Grief doesn’t have a timeline, and there is no linear process that we move through in order to reach the “end” of our grief. Instead, we integrate that loss into our life, with the understanding that our grief can be activated by major life events, anniversaries or special occasions, or developmental milestones. Even a certain sound, a specific smell, or a chance encounter with someone who resembles our lost loved one can cause intense feelings and memories to resurface. Regardless of age, we need to recognize that when children don’t have the words to express their grief, their behavior is their communication. If you notice a change from a child’s typical demeanor, or there are concerns for safety, you should seek additional support.

Additionally, while it is often well-intended, there can be a tendency for adults to avoid talking about death as a way to protect a child, fearing that calling too much attention to grief will make it worse. However, this avoidance can create confusion and distrust over time—or link a sense of shame to all the complex emotions that are part of the grieving process. Not talking about grief actually fails to protect us from experiencing grief; it only leaves us to grieve alone.

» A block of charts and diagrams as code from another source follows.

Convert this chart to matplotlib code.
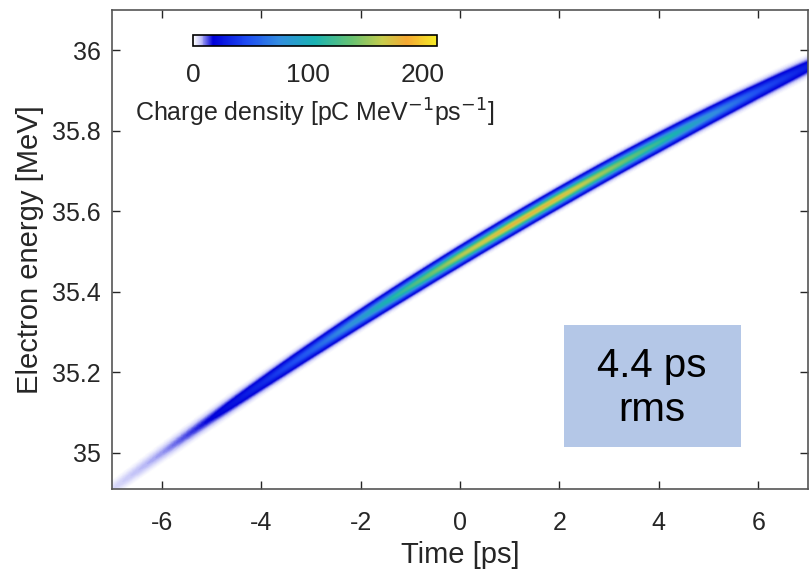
import numpy as np
import matplotlib
matplotlib.use("Agg")
import matplotlib.pyplot as plt
from matplotlib.colors import LinearSegmentedColormap
from matplotlib.patches import Rectangle

plt.rcParams['font.family'] = ['Liberation Sans', 'DejaVu Sans']
plt.rcParams['axes.unicode_minus'] = False

# ridge of the longitudinal phase space (time [ps] -> energy [MeV])
ridge_t = [-7, -4, 0, 4, 7]
ridge_E = [34.91, 35.17, 35.49, 35.77, 35.96]

# peak charge density along the bunch [pC MeV^-1 ps^-1]
peak_t = [-7, -6, -5, -4, -3, -2, -1, 0, 1, 2, 3, 4, 5, 6, 7]
peak_q = [4, 9, 18, 33, 55, 85, 125, 160, 178, 175, 150, 118, 80, 48, 28]

sigma_E = 0.012   # energy spread about the ridge [MeV]

xticks = [-6, -4, -2, 0, 2, 4, 6]
yticks = [35, 35.2, 35.4, 35.6, 35.8, 36]
cbar_ticks = [0, 100, 200]

# white -> deep blue -> teal -> green -> orange -> yellow
cmap = LinearSegmentedColormap.from_list("charge", [
    (0.00, (1.00, 1.00, 1.00)),
    (0.03, (0.75, 0.75, 0.97)),
    (0.08, (0.00, 0.00, 0.85)),
    (0.22, (0.12, 0.30, 0.95)),
    (0.35, (0.20, 0.55, 0.88)),
    (0.50, (0.10, 0.70, 0.70)),
    (0.65, (0.40, 0.76, 0.45)),
    (0.78, (0.78, 0.80, 0.30)),
    (0.88, (0.96, 0.66, 0.20)),
    (1.00, (0.96, 0.92, 0.15)),
])

xlim = (-7, 7)
ylim = (34.91, 36.1)
t = np.linspace(xlim[0], xlim[1], 900)
E = np.linspace(ylim[0], ylim[1], 900)
T, EE = np.meshgrid(t, E)

coef = np.polyfit(ridge_t, ridge_E, 2)
Ec = np.polyval(coef, T)
Q = np.interp(T, peak_t, peak_q)
rho = Q * np.exp(-(EE - Ec) ** 2 / (2 * sigma_E ** 2))

fig = plt.figure(figsize=(8.12, 5.73), dpi=100)
ax = fig.add_axes([0.138, 0.147, 0.857, 0.8355])
im = ax.imshow(rho, origin='lower', extent=[xlim[0], xlim[1], ylim[0], ylim[1]],
               aspect='auto', cmap=cmap, vmin=0, vmax=212, interpolation='bilinear')

grey = '#262626'
ax.set_xlim(xlim)
ax.set_ylim(ylim)
ax.set_xticks(xticks)
ax.set_yticks(yticks)
ax.set_yticklabels(['35', '35.2', '35.4', '35.6', '35.8', '36'])
ax.tick_params(direction='in', length=6, width=1, top=True, right=True,
               labelsize=18, colors=grey)
ax.tick_params(axis='y', pad=8)
ax.tick_params(axis='x', pad=16)
for s in ax.spines.values():
    s.set_color('#555555')
    s.set_linewidth(1.2)
ax.set_xlabel('Time [ps]', fontsize=21, color=grey, labelpad=4)
ax.set_ylabel('Electron energy [MeV]', fontsize=21, color=grey, labelpad=6)

# colorbar sitting inside the plot
cax = fig.add_axes([0.2377, 0.9197, 0.300, 0.0192])
cb = fig.colorbar(im, cax=cax, orientation='horizontal', ticks=cbar_ticks)
cb.outline.set_edgecolor('black')
cb.outline.set_linewidth(1.2)
cax.tick_params(length=0, labelsize=19, colors=grey, pad=12)
cb.set_label('Charge density [pC MeV$^{-1}$ps$^{-1}$]', fontsize=18, color=grey, labelpad=7)

# annotation box
ax.add_patch(Rectangle((0.649, 0.0877), 0.255, 0.254, transform=ax.transAxes,
                       facecolor='#B4C7E7', edgecolor='none', zorder=3))
ax.text(0.776, 0.210, '4.4 ps\nrms', transform=ax.transAxes, ha='center', va='center',
        fontsize=29, color='black', linespacing=1.2, zorder=4)

fig.savefig('out.png', dpi=100)
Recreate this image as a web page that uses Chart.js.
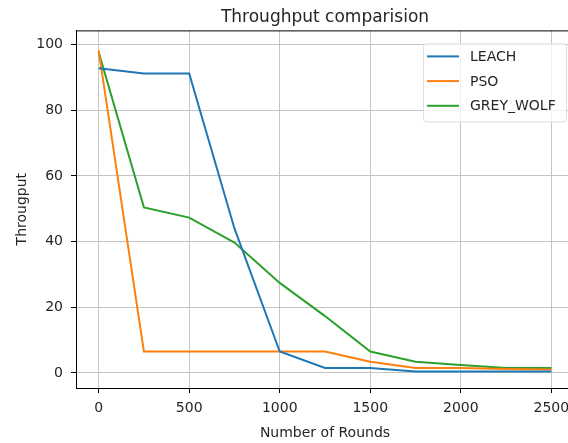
<!DOCTYPE html>
<html>
<head>
<meta charset="utf-8">
<script src="https://cdn.jsdelivr.net/npm/chart.js@4"></script>
<style>
  html, body { margin: 0; padding: 0; background: #fff; overflow: hidden; }
  canvas { display: block; }
</style>
</head>
<body>
<canvas id="lineChart" width="650" height="443"></canvas>
<script>
var rounds = [0, 250, 500, 750, 1000, 1250, 1500, 1750, 2000, 2250, 2500];
var leach = [92.8, 91.2, 91.2, 44, 6.5, 1.5, 1.5, 0.4, 0.4, 0.4, 0.4];
var pso = [98.2, 6.5, 6.5, 6.5, 6.5, 6.5, 3.4, 1.5, 1.5, 1.2, 1.0];
var greyWolf = [97.7, 50.4, 47.3, 39.7, 27.4, 17.3, 6.5, 3.4, 2.4, 1.5, 1.5];
var xTicks = [0, 500, 1000, 1500, 2000, 2500];
var yTicks = [0, 20, 40, 60, 80, 100];

var fontFamily = "'DejaVu Sans', sans-serif";
var textColor = "#262626";

function points(values) {
    return rounds.map(function(r, i) { return { x: r, y: values[i] }; });
}

function series(label, values, color) {
    return {
        label: label,
        data: points(values),
        borderColor: color,
        backgroundColor: color,
        borderWidth: 2,
        pointRadius: 0,
        tension: 0,
        fill: false
    };
}

// matplotlib style legend drawn inside the axes, upper right
var boxLegend = {
    id: "boxLegend",
    afterDatasetsDraw: function(chart) {
        var ctx = chart.ctx;
        var area = chart.chartArea;
        var right = area.right - 8;
        var left = right - 143;
        var top = area.top + 13;
        var bottom = top + 78;
        ctx.save();
        ctx.beginPath();
        ctx.roundRect(left + 0.5, top + 0.5, right - left, bottom - top, 3);
        ctx.fillStyle = "rgba(255,255,255,0.8)";
        ctx.fill();
        ctx.strokeStyle = "#dedede";
        ctx.lineWidth = 1;
        ctx.stroke();
        ctx.font = "14px " + fontFamily;
        ctx.textBaseline = "middle";
        ctx.fillStyle = textColor;
        chart.data.datasets.forEach(function(ds, i) {
            var y = top + 13 + i * 24.7;
            ctx.beginPath();
            ctx.moveTo(left + 4, y);
            ctx.lineTo(left + 36, y);
            ctx.strokeStyle = ds.borderColor;
            ctx.lineWidth = 2;
            ctx.stroke();
            ctx.fillText(ds.label, left + 47, y + 1);
        });
        ctx.restore();
    }
};

// top spine of the axes box
var topSpine = {
    id: "topSpine",
    afterDraw: function(chart) {
        var ctx = chart.ctx;
        var area = chart.chartArea;
        ctx.save();
        ctx.strokeStyle = "#000";
        ctx.lineWidth = 1;
        ctx.beginPath();
        ctx.moveTo(area.left, area.top + 0.5);
        ctx.lineTo(area.right, area.top + 0.5);
        ctx.stroke();
        ctx.restore();
    }
};

function plainLabel(value) { return String(value); }

var ctx = document.getElementById("lineChart").getContext("2d");
var lineChart = new Chart(ctx, {
    type: "line",
    data: {
        datasets: [
            series("LEACH", leach, "#1f77b4"),
            series("PSO", pso, "#ff7f0e"),
            series("GREY_WOLF", greyWolf, "#2ca02c")
        ]
    },
    options: {
        responsive: false,
        animation: false,
        devicePixelRatio: 1,
        layout: { padding: 0 },
        plugins: {
            legend: { display: false },
            tooltip: { enabled: false },
            title: {
                display: true,
                text: "Throughput comparision",
                color: textColor,
                font: { family: fontFamily, size: 17, weight: "normal" },
                padding: { top: 7, bottom: 3 }
            }
        },
        scales: {
            x: {
                type: "linear",
                min: -125,
                max: 2625,
                afterBuildTicks: function(scale) {
                    scale.ticks = xTicks.map(function(v) { return { value: v }; });
                },
                afterFit: function(scale) { scale.height = 55; },
                grid: { color: "#c4c4c4", lineWidth: 1, tickLength: 5, tickColor: "#000", drawTicks: true },
                border: { display: true, color: "#000", width: 1 },
                ticks: {
                    color: textColor,
                    padding: 7,
                    maxRotation: 0,
                    font: { family: fontFamily, size: 14 },
                    callback: plainLabel
                },
                title: {
                    display: true,
                    text: "Number of Rounds",
                    color: textColor,
                    font: { family: fontFamily, size: 14 },
                    padding: { top: 0, bottom: 1 }
                }
            },
            y: {
                type: "linear",
                position: "left",
                min: -4.6,
                max: 104.3,
                afterBuildTicks: function(scale) {
                    scale.ticks = yTicks.map(function(v) { return { value: v }; });
                },
                afterFit: function(scale) { scale.width = 76; },
                grid: { color: "#c4c4c4", lineWidth: 1, tickLength: 5, tickColor: "#000", drawTicks: true },
                border: { display: true, color: "#000", width: 1 },
                ticks: {
                    color: textColor,
                    padding: 8,
                    font: { family: fontFamily, size: 14 },
                    callback: plainLabel
                },
                title: {
                    display: true,
                    text: "Througput",
                    color: textColor,
                    font: { family: fontFamily, size: 14 },
                    padding: { top: 14, bottom: 0 }
                }
            },
            yRight: {
                type: "linear",
                position: "right",
                display: true,
                afterFit: function(scale) { scale.width = 76; },
                grid: { display: false },
                border: { display: false },
                ticks: { display: false },
                title: { display: false }
            }
        }
    },
    plugins: [boxLegend, topSpine]
});
</script>
</body>
</html>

That’s why it’s essential to establish open lines of communication and create a safe space for children to express themselves. Be honest and straightforward by providing enough information for a child to understand what happened, without giving so many details that you risk causing further distress. Use clear, age-appropriate language rather than euphemisms. Why? Children are very literal and phrases like “they are gone, sleeping, or passed away” can cause more confusion. Allow kids to ask questions and remember that you don’t have to have all the answers. It’s best to be honest and let children know that you’ll help them find the information they’re looking for. Their questions may be repeated as they continue to process what they’re being told. When we’re not open and honest, children will begin to fill in the gaps with their imagination.

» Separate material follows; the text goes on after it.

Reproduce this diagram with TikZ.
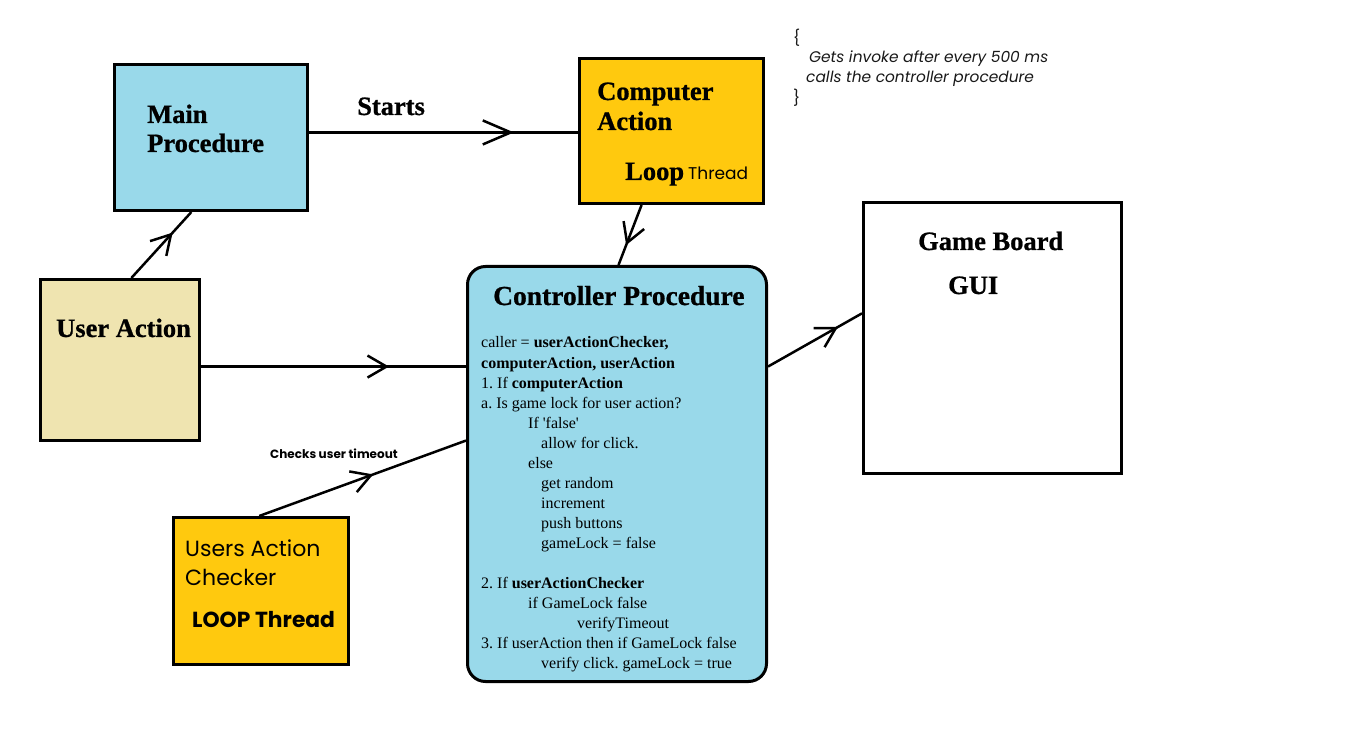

Keep in mind, too, that loss is the event: the death, the separation, the significant change that happened. Grief is everything that comes after: the complex emotional, physical, and behavioral responses and the process of learning to live with the loss.

While grief is a personal process, it’s a universal experience. Acknowledging this allows us to create a sense of community and hope. While hope doesn’t erase the loss, it grows alongside it. Oftentimes, simply the presence of a supportive adult can be the hope a child needs to move forward.